View Full Version : Election controversy in Guinea

28 Dec 03,, 03:50
Guinea's leader claims victory in re-election bid

Thursday, December 25, 2003

CONAKRY, Guinea (AP) -- Guinea's ailing President Lansana Conte was declared the victor in presidential elections boycotted by this West African nation's opposition, securing a landslide victory with over 95 percent of the vote, according to provisional results released Thursday.

The lone challenger, Mamadou Bhoye Barry, won just over four percent of the vote in Sunday's poll, Territorial Administration Minister Moussa Solano announced over state radio and television.

The victory gives Conte, who has ruled this West African nation since a 1984 coup, another seven years in power.

Conte's win was virtually assured when opposition parties pulled out of the race in November, alleging Conte had no intention of organizing free or transparent elections. The government denied the charges.

The European Union declined to send observers, saying Conte's grip on state media was too tight to allow a fair campaign.
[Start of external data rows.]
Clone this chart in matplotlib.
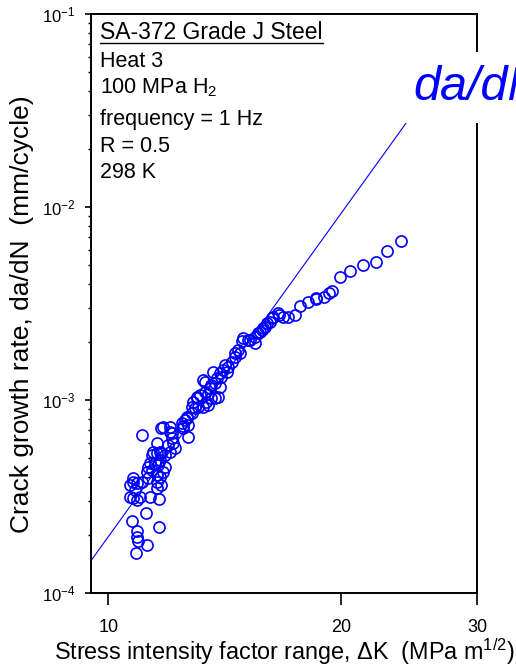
import matplotlib
matplotlib.use('Agg')
import matplotlib.pyplot as plt
from matplotlib.ticker import FixedLocator, FixedFormatter, NullLocator, LogLocator, NullFormatter
from matplotlib.lines import Line2D

plt.rcParams['font.family'] = ['Liberation Sans', 'DejaVu Sans']
plt.rcParams['mathtext.fontset'] = 'custom'
plt.rcParams['mathtext.rm'] = 'Liberation Sans'
plt.rcParams['mathtext.it'] = 'Liberation Sans:italic'
plt.rcParams['mathtext.bf'] = 'Liberation Sans:bold'
plt.rcParams['mathtext.default'] = 'regular'
plt.rcParams['axes.unicode_minus'] = False

# ---- data ----
delta_k = [23.92, 22.92, 22.18, 21.33, 20.54, 19.96, 19.47, 19.01, 18.55, 18.14,
           17.70, 17.45, 17.10, 16.84, 16.59, 16.35, 16.19, 15.95, 15.71, 15.48,
           15.48, 15.17, 14.95, 14.88, 14.80, 14.73, 14.58, 14.58, 14.44, 14.29,
           14.15, 14.08, 13.94, 14.01, 13.67, 13.81, 13.74, 13.94, 13.60, 13.33,
           13.27, 13.54, 13.47, 13.87, 13.74, 13.60, 13.33, 13.14, 13.01, 12.88,
           13.40, 13.47, 13.27, 13.07, 12.95, 12.82, 12.82, 12.63, 12.57, 12.44,
           12.69, 12.50, 12.50, 12.69, 12.02, 11.78, 11.72, 12.02, 12.08, 12.08,
           12.14, 11.96, 12.20, 12.02, 11.84, 11.72, 11.66, 11.55, 11.55, 11.43,
           11.38, 11.05, 11.66, 11.49, 11.32, 11.60, 11.84, 11.38, 11.27, 11.21,
           11.78, 11.55, 11.66, 11.55, 11.72, 11.55, 11.27, 11.05, 10.77, 10.88,
           10.77, 10.67, 10.83, 10.67, 10.77, 10.88, 10.99, 11.32, 11.63, 11.18,
           10.72, 11.63, 10.91, 10.88, 10.93, 11.21, 10.86, 16.27, 16.03, 15.79,
           14.23, 13.01, 12.63, 15.87, 15.63, 15.25, 16.64, 19.32, 18.57]
dadn = [6.69e-3, 5.92e-3, 5.17e-3, 5.01e-3, 4.68e-3, 4.32e-3, 3.68e-3, 3.40e-3, 3.34e-3, 3.23e-3,
        3.07e-3, 2.76e-3, 2.68e-3, 2.70e-3, 2.81e-3, 2.70e-3, 2.55e-3, 2.40e-3, 2.26e-3, 2.13e-3,
        1.97e-3, 2.05e-3, 2.09e-3, 2.01e-3, 1.75e-3, 1.82e-3, 1.68e-3, 1.75e-3, 1.58e-3, 1.49e-3,
        1.52e-3, 1.43e-3, 1.38e-3, 1.32e-3, 1.40e-3, 1.30e-3, 1.22e-3, 1.17e-3, 1.20e-3, 1.24e-3,
        1.27e-3, 1.15e-3, 1.08e-3, 1.04e-3, 1.02e-3, 1.02e-3, 1.10e-3, 1.06e-3, 1.02e-3, 9.80e-4,
        9.80e-4, 9.42e-4, 9.23e-4, 9.23e-4, 9.06e-4, 9.23e-4, 8.53e-4, 8.19e-4, 7.88e-4, 7.57e-4,
        7.42e-4, 7.30e-4, 7.13e-4, 6.45e-4, 7.27e-4, 7.27e-4, 7.13e-4, 6.85e-4, 6.72e-4, 6.33e-4,
        5.96e-4, 5.85e-4, 5.62e-4, 5.40e-4, 5.19e-4, 5.29e-4, 5.40e-4, 5.29e-4, 5.96e-4, 5.40e-4,
        5.19e-4, 6.58e-4, 4.89e-4, 4.70e-4, 4.70e-4, 4.60e-4, 4.51e-4, 4.34e-4, 4.51e-4, 4.25e-4,
        4.25e-4, 4.09e-4, 4.00e-4, 3.77e-4, 3.63e-4, 3.49e-4, 3.93e-4, 3.77e-4, 3.77e-4, 3.70e-4,
        3.93e-4, 3.63e-4, 3.42e-4, 3.15e-4, 3.11e-4, 3.03e-4, 3.15e-4, 3.15e-4, 3.06e-4, 2.61e-4,
        2.37e-4, 2.19e-4, 2.10e-4, 1.96e-4, 1.86e-4, 1.77e-4, 1.61e-4, 2.65e-3, 2.50e-3, 2.31e-3,
        1.40e-3, 1.04e-3, 8.04e-4, 2.35e-3, 2.22e-3, 2.05e-3, 2.76e-3, 3.57e-3, 3.39e-3]

fit_dk = [9.5, 24.35]
fit_dadn = [1.47e-4, 2.76e-2]

x_ticks = [10, 20, 30]
x_tick_labels = ['10', '20', '30']

title_line = 'SA-372 Grade J Steel'
info_lines = ['Heat 3', '100 MPa H$_2$', 'frequency = 1 Hz', 'R = 0.5', '298 K']
info_baselines_px = [66.7, 93.3, 125.3, 151.7, 177.7]

W, H = 516, 668
fig = plt.figure(figsize=(W / 100, H / 100), dpi=100)
ax = fig.add_axes([91 / W, 1 - 593 / H, 386 / W, 579 / H])
ax.set_xscale('log')
ax.set_yscale('log')

ax.plot(fit_dk, fit_dadn, color='blue', lw=0.8, zorder=2)
ax.plot(delta_k, dadn, linestyle='none', marker='o', mfc='none', mec='blue',
        ms=8, mew=1.2, zorder=3)

ax.set_xlim(9.5, 30)
ax.set_ylim(1e-4, 1e-1)

ax.xaxis.set_major_locator(FixedLocator(x_ticks))
ax.xaxis.set_major_formatter(FixedFormatter(x_tick_labels))
ax.xaxis.set_minor_locator(NullLocator())
ax.yaxis.set_major_locator(LogLocator(base=10, numticks=10))
ax.yaxis.set_minor_locator(LogLocator(base=10, subs=range(2, 10), numticks=10))
ax.yaxis.set_minor_formatter(NullFormatter())

ax.tick_params(axis='x', which='major', direction='out', length=8.5, width=1.2,
               pad=10, labelsize=13, top=False)
ax.tick_params(axis='y', which='major', direction='out', length=4.3, width=1.2,
               pad=7, labelsize=12, right=False)
ax.tick_params(axis='y', which='minor', direction='out', length=2.4, width=1.0, right=False)
for s in ax.spines.values():
    s.set_linewidth(1.4)

ax.set_xlabel('Stress intensity factor range, \u0394K  (MPa m$^{1/2}$)', fontsize=16.8)
ax.set_ylabel('Crack growth rate, da/dN  (mm/cycle)', fontsize=19)
ax.yaxis.set_label_coords((34 - 91) / 386, 0.5 - 11 / 579)
ax.xaxis.set_label_coords(0.5, -(660 - 593) / 579)
ax.xaxis.label.set_verticalalignment('baseline')

t_title = fig.text(100 / W, 1 - 39.3 / H, title_line, fontsize=16.5, va='baseline', ha='left')
for txt, b in zip(info_lines, info_baselines_px):
    fig.text(100 / W, 1 - b / H, txt, fontsize=15.5, va='baseline', ha='left')

fig.text(413 / W, 1 - 100 / H, 'da/dN', color='blue', style='italic', fontsize=35,
         va='baseline', ha='left',
         bbox=dict(facecolor='white', edgecolor='none', pad=9))

fig.canvas.draw()
bb = t_title.get_window_extent()
yline = H - 42.5
fig.add_artist(Line2D([bb.x0, bb.x1], [yline, yline], transform=None,
                      color='black', lw=1.0))

fig.savefig('out.png', dpi=100)
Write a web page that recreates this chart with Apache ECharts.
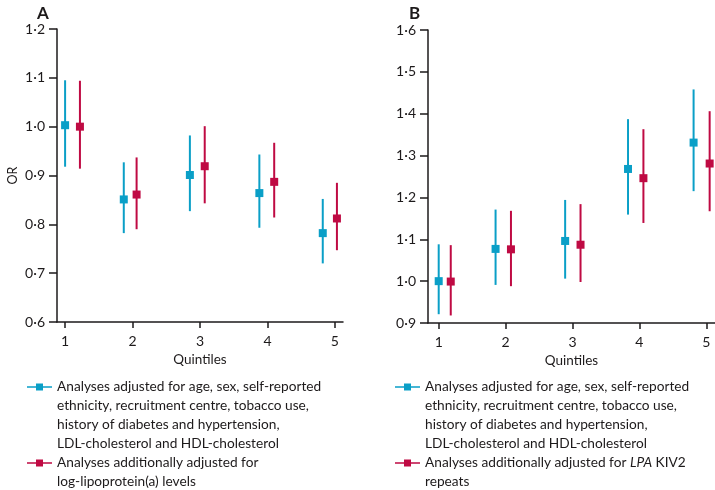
<!DOCTYPE html>
<html>
<head>
<meta charset="utf-8">
<script src="https://cdn.jsdelivr.net/npm/echarts@6/dist/echarts.min.js"></script>
<style>html,body{margin:0;padding:0;background:#fff}#c{width:715px;height:490px}</style>
</head>
<body>
<div id="c"></div>
<script>
// ---- Data ----
const quintiles = [1, 2, 3, 4, 5];
const yTicksA = [0.6, 0.7, 0.8, 0.9, 1.0, 1.1, 1.2];
const yTicksB = [0.9, 1.0, 1.1, 1.2, 1.3, 1.4, 1.5, 1.6];

// Panel A
const aBlueX = [1.0, 1.87, 2.85, 3.88, 4.82];
const aBlueOR = [1.003, 0.851, 0.901, 0.864, 0.782];
const aBlueLo = [0.918, 0.782, 0.827, 0.793, 0.720];
const aBlueHi = [1.095, 0.927, 0.982, 0.943, 0.852];
const aRedX = [1.22, 2.06, 3.07, 4.10, 5.03];
const aRedOR = [1.000, 0.861, 0.919, 0.887, 0.812];
const aRedLo = [0.914, 0.790, 0.843, 0.814, 0.747];
const aRedHi = [1.094, 0.937, 1.001, 0.967, 0.885];

// Panel B
const bBlueX = [1.0, 1.85, 2.89, 3.83, 4.81];
const bBlueOR = [1.000, 1.077, 1.096, 1.268, 1.331];
const bBlueLo = [0.921, 0.991, 1.006, 1.159, 1.215];
const bBlueHi = [1.088, 1.171, 1.194, 1.387, 1.458];
const bRedX = [1.18, 2.08, 3.12, 4.06, 5.05];
const bRedOR = [0.999, 1.076, 1.087, 1.246, 1.281];
const bRedLo = [0.918, 0.988, 0.998, 1.139, 1.167];
const bRedHi = [1.086, 1.168, 1.184, 1.363, 1.406];

const legendBlueLines = ['Analyses adjusted for age, sex, self-reported', 'ethnicity, recruitment centre, tobacco use,', 'history of diabetes and hypertension,', 'LDL-cholesterol and HDL-cholesterol'];
const legendRedALines = ['Analyses additionally adjusted for', 'log-lipoprotein(a) levels'];
const legendRedBLines = ['Analyses additionally adjusted for LPA KIV2', 'repeats'];

// ---- Styles ----
const BLUE = '#0a9fc7';
const RED = '#bf0a43';
const INK = '#1d1a1b';
const FONT = 'Lato';

const chart = echarts.init(document.getElementById('c'));

const zip2 = (xs, ys) => xs.map((x, i) => [x, ys[i]]);
const zip3 = (xs, lo, hi) => xs.map((x, i) => [x, lo[i], hi[i]]);
const fmt = v => v.toFixed(1).replace('.', '\u00b7');

function errBars(name, color, xi, data) {
  return {
    type: 'custom', name: name + '-ci', xAxisIndex: xi, yAxisIndex: xi, silent: true, z: 2,
    encode: { x: 0, y: [1, 2] },
    data: data,
    renderItem: function (params, api) {
      const p1 = api.coord([api.value(0), api.value(1)]);
      const p2 = api.coord([api.value(0), api.value(2)]);
      return { type: 'line', shape: { x1: p1[0], y1: p1[1], x2: p2[0], y2: p2[1] },
        style: { stroke: color, lineWidth: 2 } };
    }
  };
}
function points(name, color, xi, data) {
  return {
    type: 'scatter', name: name, xAxisIndex: xi, yAxisIndex: xi, z: 3,
    symbol: 'rect', symbolSize: 8, itemStyle: { color: color, opacity: 1 },
    data: data, emphasis: { disabled: true }
  };
}

const nameBlue = legendBlueLines.join(' ');
const nameBlueB = legendBlueLines.join(' ') + ' ';
const nameRedA = legendRedALines.join(' ');
const nameRedB = legendRedBLines.join(' ');

const lineTexts = {};
lineTexts[nameBlue] = legendBlueLines;
lineTexts[nameBlueB] = legendBlueLines;
lineTexts[nameRedA] = legendRedALines;
lineTexts[nameRedB] = legendRedBLines;

const LH = 18.8;
const ICON = 'path://M0,3.3H9V0.5H16V3.3H25V4.7H16V7.5H9V4.7H0Z';

function legend(name, left, firstLineY) {
  const n = lineTexts[name].length;
  return {
    data: [name], left: left, top: firstLineY - (n - 1) * LH - LH / 2, orient: 'vertical',
    icon: ICON, itemWidth: 25, itemHeight: 8, selectedMode: false, padding: 0,
    formatter: function (nm) {
      const lines = lineTexts[nm].map(s => s.replace('LPA', '{i|LPA}'));
      return '\n'.repeat(n - 1) + lines.join('\n');
    },
    textStyle: { fontFamily: FONT, fontSize: 13.7, color: INK, lineHeight: LH,
      rich: { i: { fontStyle: 'italic', fontFamily: FONT, fontSize: 13.7, color: INK, lineHeight: LH } } }
  };
}

function xAxis(gi, min, max) {
  return {
    type: 'value', gridIndex: gi, min: min, max: max,
    name: 'Quintiles', nameLocation: 'middle', nameGap: 31,
    nameTextStyle: { fontFamily: FONT, fontSize: 13.5, color: INK },
    splitLine: { show: false },
    axisLine: { show: true, onZero: false, lineStyle: { color: INK, width: 1.5 } },
    axisTick: { show: true, length: 6, inside: false, customValues: quintiles, lineStyle: { color: INK, width: 1.5 } },
    axisLabel: { customValues: quintiles, margin: 12, fontFamily: FONT, fontSize: 14, color: INK, formatter: v => String(v) }
  };
}
function yAxis(gi, ticks, name) {
  return {
    type: 'value', gridIndex: gi, min: ticks[0], max: ticks[ticks.length - 1],
    name: name, nameLocation: 'middle', nameGap: 38, nameRotate: 90,
    nameTextStyle: { fontFamily: FONT, fontSize: 12.5, color: INK },
    splitLine: { show: false },
    axisLine: { show: true, lineStyle: { color: INK, width: 1.5 } },
    axisTick: { show: true, length: 8, customValues: ticks, lineStyle: { color: INK, width: 1.5 } },
    axisLabel: { customValues: ticks, margin: 12, fontFamily: FONT, fontSize: 14, color: INK, formatter: fmt }
  };
}

chart.setOption({
  animation: false,
  backgroundColor: '#fff',
  title: [
    { text: 'A', left: 32, top: 0, textStyle: { fontFamily: FONT, fontSize: 17, fontWeight: 'bold', color: INK } },
    { text: 'B', left: 404, top: 0, textStyle: { fontFamily: FONT, fontSize: 17, fontWeight: 'bold', color: INK } }
  ],
  grid: [
    { left: 57, top: 29, width: 286, height: 293 },
    { left: 428, top: 30, width: 287, height: 293 }
  ],
  xAxis: [xAxis(0, 0.88, 5.12), xAxis(1, 0.84, 5.13)],
  yAxis: [yAxis(0, yTicksA, 'OR'), yAxis(1, yTicksB, '')],
  legend: [
    legend(nameBlue, 27, 387),
    legend(nameRedA, 27, 463),
    legend(nameBlueB, 395, 387),
    legend(nameRedB, 395, 463)
  ],
  series: [
    errBars(nameBlue, BLUE, 0, zip3(aBlueX, aBlueLo, aBlueHi)),
    errBars(nameRedA, RED, 0, zip3(aRedX, aRedLo, aRedHi)),
    points(nameBlue, BLUE, 0, zip2(aBlueX, aBlueOR)),
    points(nameRedA, RED, 0, zip2(aRedX, aRedOR)),
    errBars(nameBlueB, BLUE, 1, zip3(bBlueX, bBlueLo, bBlueHi)),
    errBars(nameRedB, RED, 1, zip3(bRedX, bRedLo, bRedHi)),
    points(nameBlueB, BLUE, 1, zip2(bBlueX, bBlueOR)),
    points(nameRedB, RED, 1, zip2(bRedX, bRedOR))
  ]
});
</script>
</body>
</html>
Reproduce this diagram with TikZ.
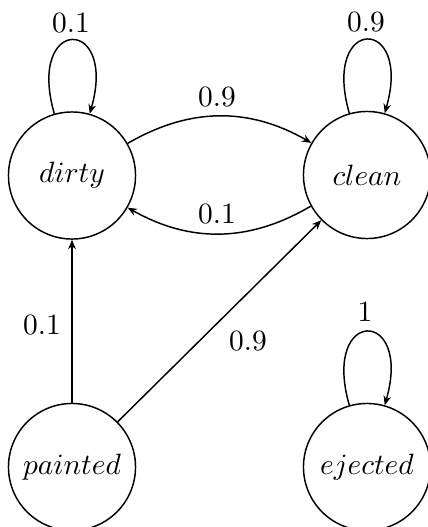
\documentclass[tikz,border=0pt]{standalone}
\usetikzlibrary{arrows.meta}
\begin{document}
\begin{tikzpicture}[x=0.34pt,y=-0.34pt, line width=0.5pt,
  >={Stealth[length=3.2pt,width=2.6pt]},
  state/.style={circle,draw,minimum size=43.2pt,inner sep=0pt},
  lbl/.style={inner sep=0pt}]
\useasboundingbox (0,0) rectangle (427,527);
\node[state] (dirty) at (72,175.5) {$dirty$};
\node[state] (clean) at (367,175) {$clean$};
\node[state] (painted) at (72,467) {$painted$};
\node[state] (ejected) at (367,467) {$ejected$};
% self loops
\draw[->] (dirty.106) .. controls +(106:34.7pt) and +(74:34.7pt) .. (dirty.74);
\draw[->] (clean.106) .. controls +(106:34.7pt) and +(74:34.7pt) .. (clean.74);
\draw[->] (ejected.106) .. controls +(106:34.7pt) and +(74:34.7pt) .. (ejected.74);
% arcs
\draw[->] (dirty.30) to[bend left=30] (clean.150);
\draw[->] (clean.209) to[bend left=30] (dirty.330);
\draw[->] (painted) -- (dirty);
\draw[->] (painted) -- (clean);
% labels
\node[lbl] (ld) at (71,23) {0.1};
\node[lbl] (lc) at (366,22) {0.9};
\node[lbl] (le) at (365,312) {1};
\node[lbl] (ldc) at (217,97) {0.9};
\node[lbl] (lcd) at (217,214) {0.1};
\node[lbl] (lpd) at (42,325) {0.1};
\node[lbl] (lpc) at (248,341) {0.9};
\end{tikzpicture}
\end{document}
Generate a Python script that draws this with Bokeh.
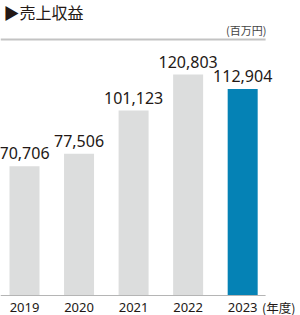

All radio and television stations are controlled by the government.

Barry said the vote was rigged, and vowed to contest the result.

"My lawyers are going to do the work. They will file an appeal at the Supreme Court," Barry told The Associated Press. "It is my right to do so and it's the only means I have to contest the results."

Solano said voter turnout was 82 percent. About 5 million of the country's 9 million inhabitants were registered to cast ballots.

Conte, 69, suffers from a severe stomach ulcer and diabetes, and has had difficulty walking in recent weeks. He appeared in public only once during the campaign, and didn't attend his own closing campaign rally in Conakry last week.

Barry's tiny Union for National Progress party has traditionally allied itself with the ruling Party for Unity and Progress in parliament.

Guinea has only had one other leader since it gained independence from France in 1958. Former dictator Sekou Toure died in 1984 during heart surgery at a U.S. hospital and Conte, then an army colonel, staged a coup and declared himself president a week later.

Guinea boasts a third of the world's known reserves of bauxite -- used to produce aluminum -- and has reserves of gold, diamonds and iron ore. But the country remains impoverished, crippled by corruption, inflation and high unemployment.